Lateral airway films can show a classic “steeple” sign for croup.
Please see Table I for a summary of infectious causes of upper airway obstruction.
Table I.
Croup | Bacterial Tracheitis | Epiglottitis | |
---|---|---|---|
Age | 4mo–3y | 6mo–12y | 2–8 y (75% 1–5y) |
Onset | Gradual | Intermediate | Rapid, <24 h |
Fever | Low grade | High grade | None |
Cough | “Barking” | “Barking” | None |
Drooling | No | No | Severe |
Appearance | Normal | Toxic | Toxic |
Airway Positioning | Non-specific | Non-specific | “Tripod” |
Season | Winter | Non-specific | Non-specific |
Differential diagnosis
Do not forget about the possibility of a foreign body. Consult otolaryngology in this case.
Infants with raised intracranial pressure can present with stridor as well, particularly in the setting of non-accidental trauma.
Hypocalcemia and the associated tetany may present as vocal cord spasm/paralysis and stridor.
Oncology patients on vincristine may develop vocal cord paralysis and stridor as an adverse effect of the drug.

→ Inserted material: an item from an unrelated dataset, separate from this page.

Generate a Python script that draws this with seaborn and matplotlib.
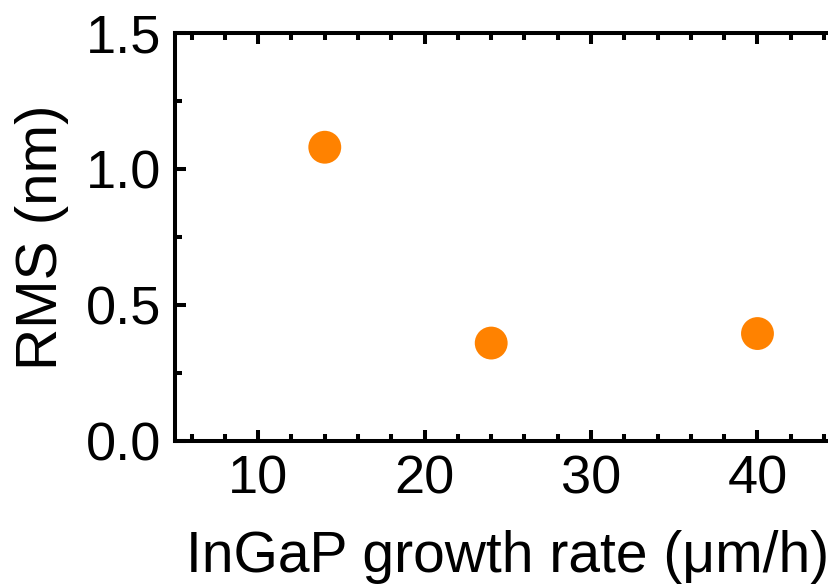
import matplotlib
matplotlib.use("Agg")
import matplotlib.pyplot as plt
import seaborn as sns
import pandas as pd
from matplotlib.ticker import MultipleLocator

growth_rate = [14, 24, 40]
rms = [1.08, 0.36, 0.395]
x_ticks = [10, 20, 30, 40]
y_ticks = [0.0, 0.5, 1.0, 1.5]

sns.set_style("ticks")
plt.rcParams['font.family'] = ['Liberation Sans', 'DejaVu Sans']
plt.rcParams['text.color'] = 'black'
plt.rcParams['axes.labelcolor'] = 'black'
plt.rcParams['xtick.color'] = 'black'
plt.rcParams['ytick.color'] = 'black'

df = pd.DataFrame({"rate": growth_rate, "rms": rms})

fig = plt.figure(figsize=(8.29, 5.84), dpi=100)
ax = fig.add_axes([0.2111, 0.2449, 0.803, 0.6986])
sns.scatterplot(data=df, x="rate", y="rms", ax=ax, color="#FF8200",
                s=560, edgecolor="none", linewidth=0, zorder=3)

ax.set_xlim(5, 45)
ax.set_ylim(0, 1.5)
ax.set_xticks(x_ticks)
ax.set_yticks(y_ticks)
ax.set_xticklabels([str(v) for v in x_ticks])
ax.set_yticklabels([f"{v:.1f}" for v in y_ticks])
ax.xaxis.set_minor_locator(MultipleLocator(2))
ax.yaxis.set_minor_locator(MultipleLocator(0.25))

for sp in ax.spines.values():
    sp.set_linewidth(2.9)
    sp.set_color("black")
    sp.set_visible(True)

ax.tick_params(which="both", direction="in", top=True, right=True,
               width=2.9, color="black", labelcolor="black")
ax.tick_params(which="major", length=8, labelsize=39, pad=10)
ax.tick_params(which="minor", length=5)

ax.set_xlabel("InGaP growth rate (μm/h)", fontsize=41, labelpad=18, color="black")
ax.set_ylabel("RMS (nm)", fontsize=42, labelpad=12, color="black")

fig.savefig("out.png", dpi=100)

Very rarely atypical Wegener’s syndrome can present with subglottic stenosis and stridor.
4. Specific Treatment
Please see Management Points above for treatment.
Drugs and dosages
Decadron 0.6 mg/kg PO or IM (preferably PO to minimize agitation and worsening stridor)
Racemic epinephrine 0.25 to 0.5 mg nebulized when indicated.
Refractory cases
For particularly refractory cases, intubate and secure airway.
5. Disease monitoring, follow-up and disposition
Depending on underlying etiology, upper airway obstruction may need follow-up with otolaryngology or pulmonology.
Pathophysiology
As the radius of the airway narrows in one location, the flow of air through that narrowed section becomes more turbulent and loses its laminar characteristics. Normally a column of air has lateral and vertical forces. As air flow increases through a narrowed column, you lose the lateral forces and turbulence results (Venturi effect).
The greater the velocity of air the more turbulent flow becomes; hence calming these patients down helps restore some laminar flow.
Epidemiology
Parainfluenza virus accounts for more than two thirds of cases of viral croup, with type 1 and 2 responsible for the majority of cases. Other etiologic agents include influenza virus, respiratory syncytial virus, metapneumovirus, adenovirus, rhinovirus, enterovirus and, rarely, measles virus and herpes simplex virus. When croup is caused by an influenza virus, the clinical picture is usually more severe than that caused by a parainfluenza virus.
Croup accounts for approximately 15% of respiratory tract disease seen in the pediatric age group. The condition is most common between the ages of 6 months and 3 years but can occur in children as young as 3 months and as old as 15 years of age; the peak incidence occurs during the second year of life. The male to female ratio is approximately 3 to 2. Transmission is by droplets and/or direct contact.
Prognosis
Prognosis is dependent on the underlying condition.
What's the evidence?
Malhotra, A, Krilov, LR. “Viral croup”. Pediatr Rev. vol. 22. 2001. pp. 5-12. (Excellent review of this common cause of acquired stridor and decision making surrounding hospitalization and management.)
Peltola, V, Heikkinen, T, Ruuskanen, O. “Clinical courses of croup caused by influenza and parainfluenza virus”. Pediatr Infect Dis J. vol. 21. 2002. pp. 76-78. (Important description of the common causes of croup.)
Ewig, JM. “Croup”. Pediatr Ann. vol. 31. 2002. pp. 125-130. (Nice detailed review of croup.)
McIntosh, KS, McAdams, AJ. “Human metapneumovirus: An important new respiratory virus”. N Engl J Mede. vol. 350. 2004. pp. 431-3. (Introduction to this virus as a cause of stridor and many other upper and lower respiratory tract infections.)
Cherry, JD, Feigin, RD, Cherry, JD, Demmler, GJ, Kaplan, SL. “Croup (laryngitis, laryngotracheitis, spasmodic croup, laryngotracheobronchitis, bacterial tracheitis, and laryngotracheobronchopneumonitis)”. Textbook of pediatric infectious diseases. 2004. pp. 252-65. (Excellent review of all acquired causes of croup and the various signs and symptoms associated with each infectious condition.)